* WHAT YOU HAVE TO DO *
Each line in the material below, starting at the one with "What React, TypeScript" and ending at the one with "import * as d3 from 'd3';", is to be reproduced exactly; no picture is to be copied.

* Rows from a dataset of charts and code *
##########
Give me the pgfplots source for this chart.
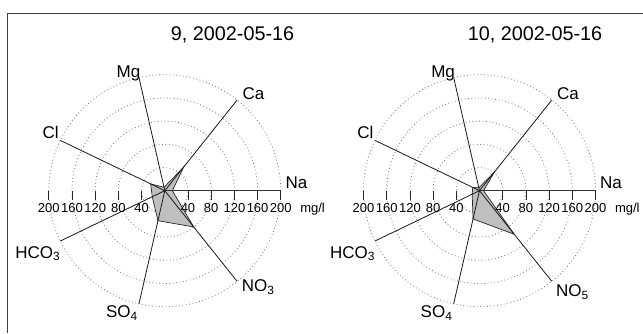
\documentclass[border=0pt]{standalone}
\usepackage{pgfplots}
\pgfplotsset{compat=1.18}
\usepgfplotslibrary{polar}
\usetikzlibrary{calc}
\usepackage{fontspec}
\setmainfont{Liberation Sans}

\newcommand\lab{\fontsize{17}{19}\selectfont}
\newcommand\tck{\fontsize{13}{15}\selectfont}
\newcommand\ttl{\fontsize{19.8}{22}\selectfont}

\begin{document}
\begin{tikzpicture}[x=1pt,y=1pt]
\useasboundingbox (0,0) rectangle (643,333);
\draw[line width=1.3pt, black!75] (7.3,0) -- (7.3,319.7) -- (643,319.7);

\coordinate (A) at (164.8,142.3);
\coordinate (B) at (479.5,142.3);

% dotted rings
\foreach \c in {A,B}{
  \foreach \r in {23.2,46.4,69.6,92.8,116}{
    \draw[black!55, line width=0.8pt, dash pattern=on 0.8pt off 2.6pt] (\c) circle[radius=\r];
  }
}

\begin{axis}[at={(A)}, anchor=center, scale only axis, width=232pt, height=232pt,
  xmin=-200, xmax=200, ymin=-200, ymax=200, hide axis, clip=false]
\addplot[data cs=polar, fill=black!25, draw=black!85, line width=0.7pt] coordinates {
  (0,13) (51.43,52) (102.86,6) (154.29,27) (205.71,24) (257.14,53) (308.57,80) (360,13)};
\end{axis}

\begin{axis}[at={(B)}, anchor=center, scale only axis, width=232pt, height=232pt,
  xmin=-200, xmax=200, ymin=-200, ymax=200, hide axis, clip=false]
\addplot[data cs=polar, fill=black!25, draw=black!85, line width=0.7pt] coordinates {
  (0,7) (51.43,41) (102.86,5) (154.29,13) (205.71,14) (257.14,50) (308.57,96) (360,7)};
\end{axis}

% spokes, axis and ticks
\foreach \c in {A,B}{
  \foreach \a in {51.43,102.86,154.29,205.71,257.14,308.57}{
    \draw[line width=0.8pt, black!90] (\c) -- ++(\a:116);
  }
  \draw[line width=1.4pt, black!80] (\c) -- ++(0:116);
  \foreach \t [count=\i] in {40,80,120,160,200}{
    \draw[line width=0.8pt, black!85] (\c) ++(\i*23.2,0) -- ++(0,-9);
    \draw[line width=0.8pt, black!85] (\c) ++(-\i*23.2,0) -- ++(0,-9);
    \node[anchor=base, inner sep=0pt, font=\tck] at ($(\c)+(\i*23.2,-21.8)$) {\t};
    \node[anchor=base, inner sep=0pt, font=\tck] at ($(\c)+(-\i*23.2,-21.8)$) {\t};
  }
  \node[anchor=base west, inner sep=0pt, font=\tck] at ($(\c)+(135.3,-21.8)$) {mg/l};
  \node[anchor=base west, inner sep=0pt, font=\lab] at ($(\c)+(120.5,2.2)$) {Na};
  \node[anchor=base west, inner sep=0pt, font=\lab] at ($(\c)+(77.5,91)$) {Ca};
  \node[anchor=base west, inner sep=0pt, font=\lab] at ($(\c)+(-48.4,113.6)$) {Mg};
  \node[anchor=base west, inner sep=0pt, font=\lab] at ($(\c)+(-122.4,52.6)$) {Cl};
  \node[anchor=base west, inner sep=0pt, font=\lab] at ($(\c)+(-149.7,-67.6)$) {HCO\textsubscript{3}};
  \node[anchor=base west, inner sep=0pt, font=\lab] at ($(\c)+(-59,-126.8)$) {SO\textsubscript{4}};
}
\node[anchor=base west, inner sep=0pt, font=\lab] at ($(A)+(76.9,-101)$) {NO\textsubscript{3}};
\node[anchor=base west, inner sep=0pt, font=\lab] at ($(B)+(76.5,-106)$) {NO\textsubscript{5}};

\node[anchor=base west, inner sep=0pt, font=\ttl] at (170.7,293) {9, 2002-05-16};
\node[anchor=base west, inner sep=0pt, font=\ttl] at (467.7,293) {10, 2002-05-16};
\end{tikzpicture}
\end{document}
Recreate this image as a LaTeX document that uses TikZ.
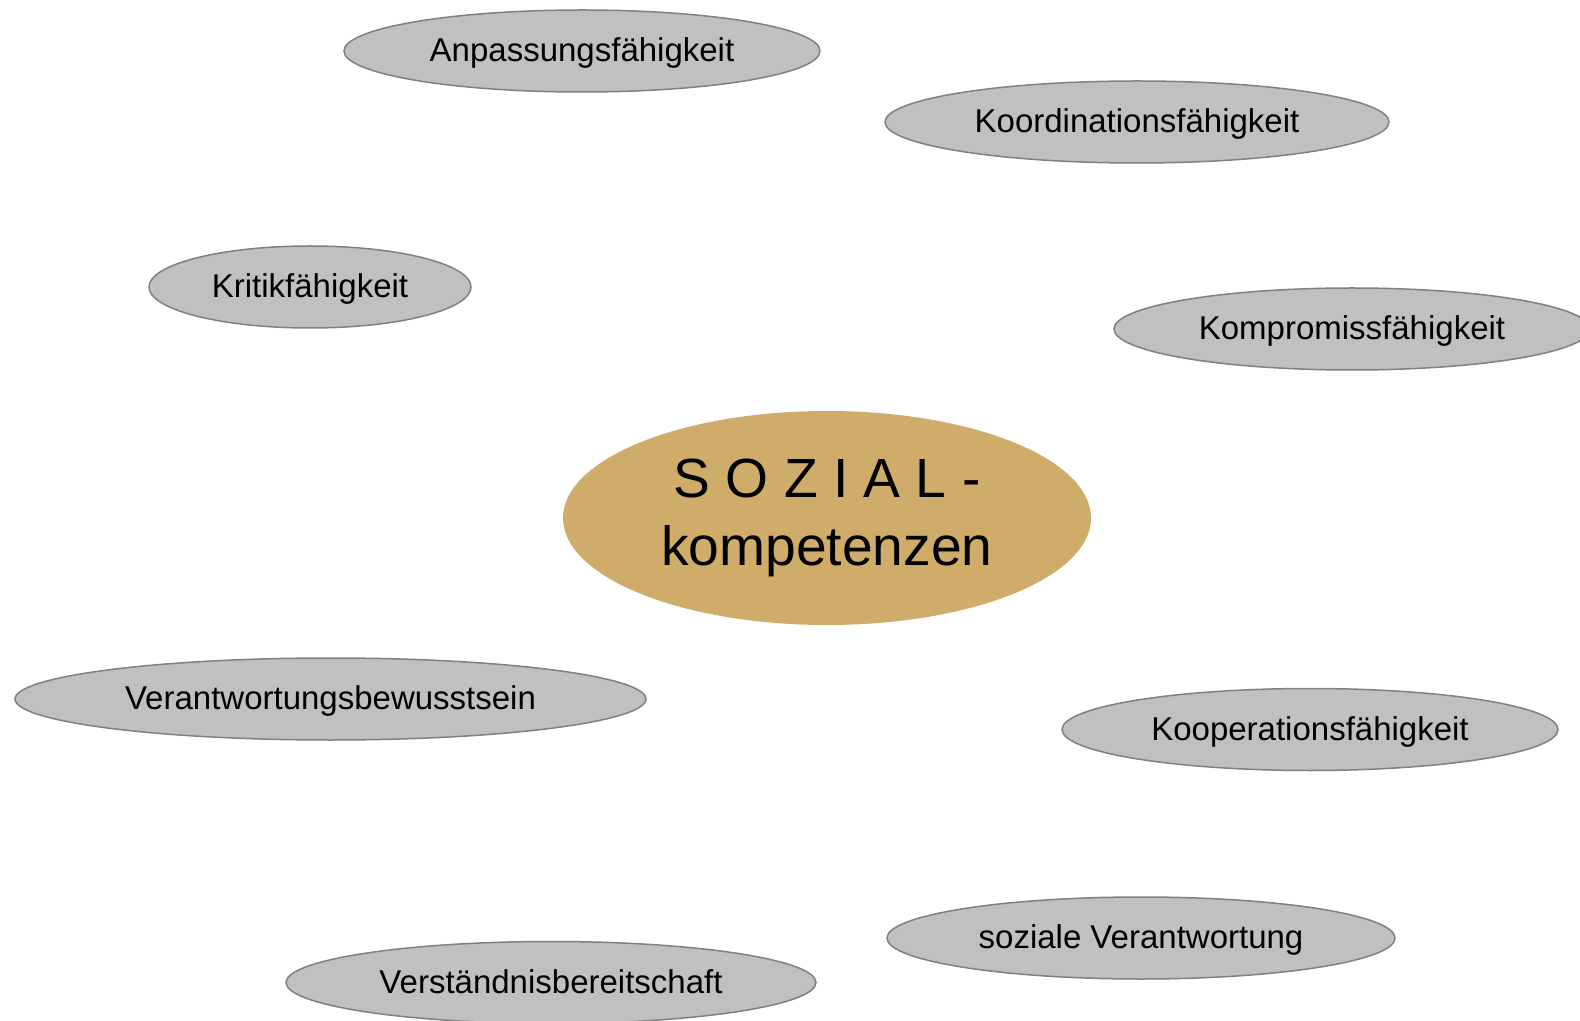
\documentclass[tikz,border=0pt]{standalone}
\usepackage{fontspec}
\setmainfont{Liberation Sans}
\usetikzlibrary{shapes.geometric}
\definecolor{bubblefill}{RGB}{192,192,192}
\definecolor{bubbleline}{RGB}{128,128,128}
\definecolor{corefill}{RGB}{208,172,107}
\begin{document}
\begin{tikzpicture}[x=0.5pt,y=-0.5pt,
  bubble/.style={ellipse, fill=bubblefill, draw=bubbleline, line width=0.75pt,
    inner sep=0pt, minimum height=41pt, text height=14pt, text depth=3.5pt,
    font=\fontsize{16.5}{19}\selectfont},
  core/.style={ellipse, fill=corefill, draw=none, inner sep=0pt,
    minimum width=264pt, minimum height=107pt,
    font=\fontsize{27.6}{33.8}\selectfont}]
\useasboundingbox (0,0) rectangle (1580,1021);
\fill[white] (0,0) rectangle (1580,1021);
\begin{scope}
\clip (0,0) rectangle (1580,1021);
\node[core] (core) at (827,518)
  {\raisebox{-2.5pt}{\begin{tabular}{@{}c@{}}S O Z I A L -\\kompetenzen\end{tabular}}};
\node[bubble, minimum width=238pt] (anp) at (582,51) {Anpassungsfähigkeit};
\node[bubble, minimum width=252pt] (koord) at (1137,122) {Koordinationsfähigkeit};
\node[bubble, minimum width=161pt] (krit) at (310,287) {Kritikfähigkeit};
\node[bubble, minimum width=238pt] (komp) at (1352,329) {Kompromissfähigkeit};
\node[bubble, minimum width=315.5pt] (verb) at (330.5,699) {Verantwortungsbewusstsein};
\node[bubble, minimum width=248pt] (koop) at (1310,729.5) {Kooperationsfähigkeit};
\node[bubble, minimum width=254pt] (sozv) at (1141,938) {soziale Verantwortung};
\node[bubble, minimum width=265pt] (vers) at (551,982.5) {Verständnisbereitschaft};
\end{scope}
\end{tikzpicture}
\end{document}
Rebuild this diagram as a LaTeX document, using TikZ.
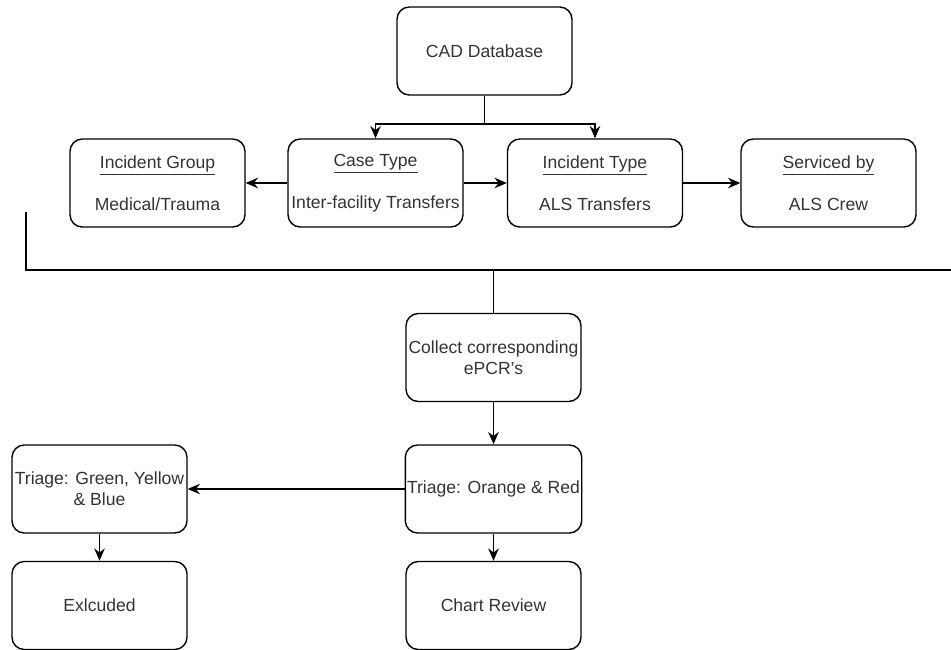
\documentclass[tikz,border=0pt]{standalone}
\usepackage{fontspec}
\setmainfont{Liberation Sans}
\usetikzlibrary{arrows.meta}

\tikzset{
  box/.style={draw, rounded corners=7pt, line width=0.8pt, minimum width=3.5cm,
    minimum height=1.76cm, align=center, text=black!80, inner xsep=1pt,
    font=\fontsize{10}{12}\selectfont},
  arr/.style={line width=0.8pt, -{Stealth[length=7pt,width=6pt]}},
  ln/.style={line width=0.8pt}
}

\begin{document}
\begin{tikzpicture}
  \useasboundingbox (0,0) rectangle (19.02,-12.98);

  \node[box] (cad) at (9.69,-1.02) {CAD Database};

  \node[box] (group) at (3.15,-3.66) {\underline{Incident Group}\\[12pt]Medical/Trauma};
  \node[box] (case) at (7.51,-3.66) {\underline{Case Type}\\[12pt]Inter-facility Transfers};
  \node[box] (itype) at (11.90,-3.66) {\underline{Incident Type}\\[12pt]ALS Transfers};
  \node[box] (crew) at (16.57,-3.66) {\underline{Serviced by}\\[12pt]ALS Crew};

  \node[box] (collect) at (9.87,-7.15) {Collect corresponding\\ePCR's};
  \node[box] (orange) at (9.87,-9.78) {Triage: Orange \& Red};
  \node[box] (green) at (1.99,-9.78) {Triage: Green, Yellow\\\& Blue};
  \node[box] (excl) at (1.99,-12.11) {Exlcuded};
  \node[box] (chart) at (9.87,-12.11) {Chart Review};

  % split below the database
  \coordinate (fork) at (9.69,-2.48);
  \draw[ln] (cad) -- (fork);
  \draw[arr] (fork) -| (case);
  \draw[arr] (fork) -| (itype);

  \draw[arr] (case) -- (group);
  \draw[arr] (case) -- (itype);
  \draw[arr] (itype) -- (crew);

  % bracket under the first row
  \coordinate (bl) at (0.52,-4.24);
  \coordinate (br) at (19.02,-5.40);
  \draw[ln] (bl) |- (br);
  \draw[ln] (collect.north) -- (collect.north |- br);

  \draw[arr] (collect) -- (orange);
  \draw[arr] (orange) -- (green);
  \draw[arr] (orange) -- (chart);
  \draw[arr] (green) -- (excl);
\end{tikzpicture}
\end{document}
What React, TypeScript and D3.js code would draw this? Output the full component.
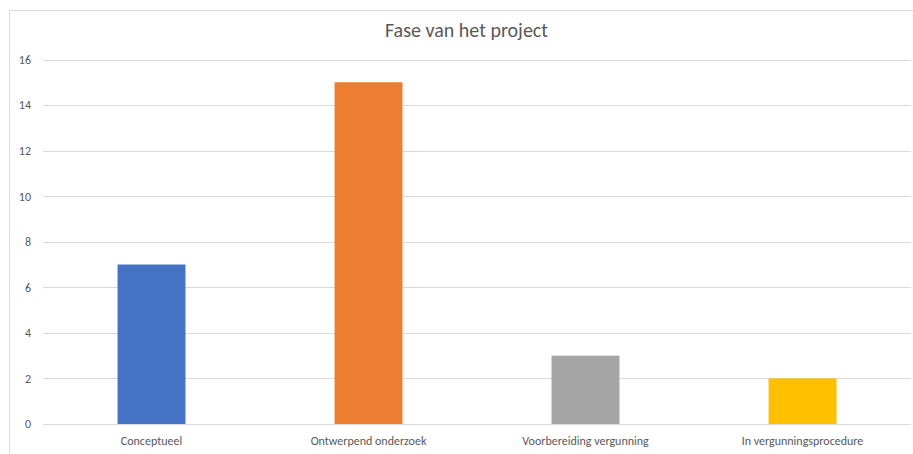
import { useEffect, useRef } from 'react';
import * as d3 from 'd3';

const categories = ['Conceptueel', 'Ontwerpend onderzoek', 'Voorbereiding vergunning', 'In vergunningsprocedure'];
const values = [7, 15, 3, 2];
const barColors = ['#4472C4', '#ED7D31', '#A5A5A5', '#FFC000'];
const yTicks = [0, 2, 4, 6, 8, 10, 12, 14, 16];
const title = 'Fase van het project';

const W = 913;
const H = 454;
const FONT = 'Carlito, Calibri, "Liberation Sans", Arial, sans-serif';

export default function App() {
  const svgRef = useRef<SVGSVGElement>(null);

  useEffect(() => {
    if (!svgRef.current) return;
    const svg = d3.select(svgRef.current);
    svg.selectAll('*').remove();

    const plot = { left: 43, right: 911, top: 59.5, bottom: 424 };

    const x = d3.scaleBand<string>().domain(categories).range([plot.left, plot.right]).paddingInner(0.687).paddingOuter(0.3435);
    const y = d3.scaleLinear().domain([0, 16]).range([plot.bottom, plot.top]);

    // chart border
    svg.append('rect')
      .attr('x', 9.5).attr('y', 10.5)
      .attr('width', 930).attr('height', 460)
      .attr('fill', '#fff').attr('stroke', '#D9D9D9').attr('stroke-width', 1);

    // title
    svg.append('text')
      .attr('x', 466.5).attr('y', 37)
      .attr('text-anchor', 'middle')
      .attr('font-family', FONT)
      .attr('font-size', 20)
      .attr('fill', '#595959')
      .text(title);

    // grid lines
    svg.append('g')
      .selectAll('line')
      .data(yTicks)
      .join('line')
      .attr('x1', plot.left).attr('x2', plot.right)
      .attr('y1', d => Math.round(y(d)) + 0.5).attr('y2', d => Math.round(y(d)) + 0.5)
      .attr('stroke', '#D9D9D9').attr('stroke-width', 1);

    // y axis labels
    const yAxis = d3.axisLeft(y).tickValues(yTicks).tickSize(0).tickPadding(0);
    const yG = svg.append('g').attr('transform', 'translate(31,0)').call(yAxis);
    yG.select('.domain').remove();
    yG.selectAll('text')
      .attr('font-family', FONT)
      .attr('font-size', 12)
      .attr('fill', '#595959');

    // bars
    svg.append('g')
      .selectAll('rect')
      .data(values)
      .join('rect')
      .attr('x', (_, i) => x(categories[i])!)
      .attr('width', x.bandwidth())
      .attr('y', d => y(d))
      .attr('height', d => y(0) - y(d))
      .attr('fill', (_, i) => barColors[i]);

    // x axis labels
    const xAxis = d3.axisBottom(x).tickSize(0).tickPadding(0);
    const xG = svg.append('g').attr('transform', `translate(0,${plot.bottom + 12})`).call(xAxis);
    xG.select('.domain').remove();
    xG.selectAll('text')
      .attr('font-family', FONT)
      .attr('font-size', 12)
      .attr('fill', '#595959');
  }, []);

  return (
    <div style={{ position: 'fixed', left: 0, top: 0, width: W, height: H, background: '#fff' }}>
      <svg ref={svgRef} width={W} height={H} style={{ display: 'block' }} />
    </div>
  );
}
##########
* EXPECTED ANSWER *
What React, TypeScript and D3.js code would draw this? Output the full component.
import { useEffect, useRef } from 'react';
import * as d3 from 'd3';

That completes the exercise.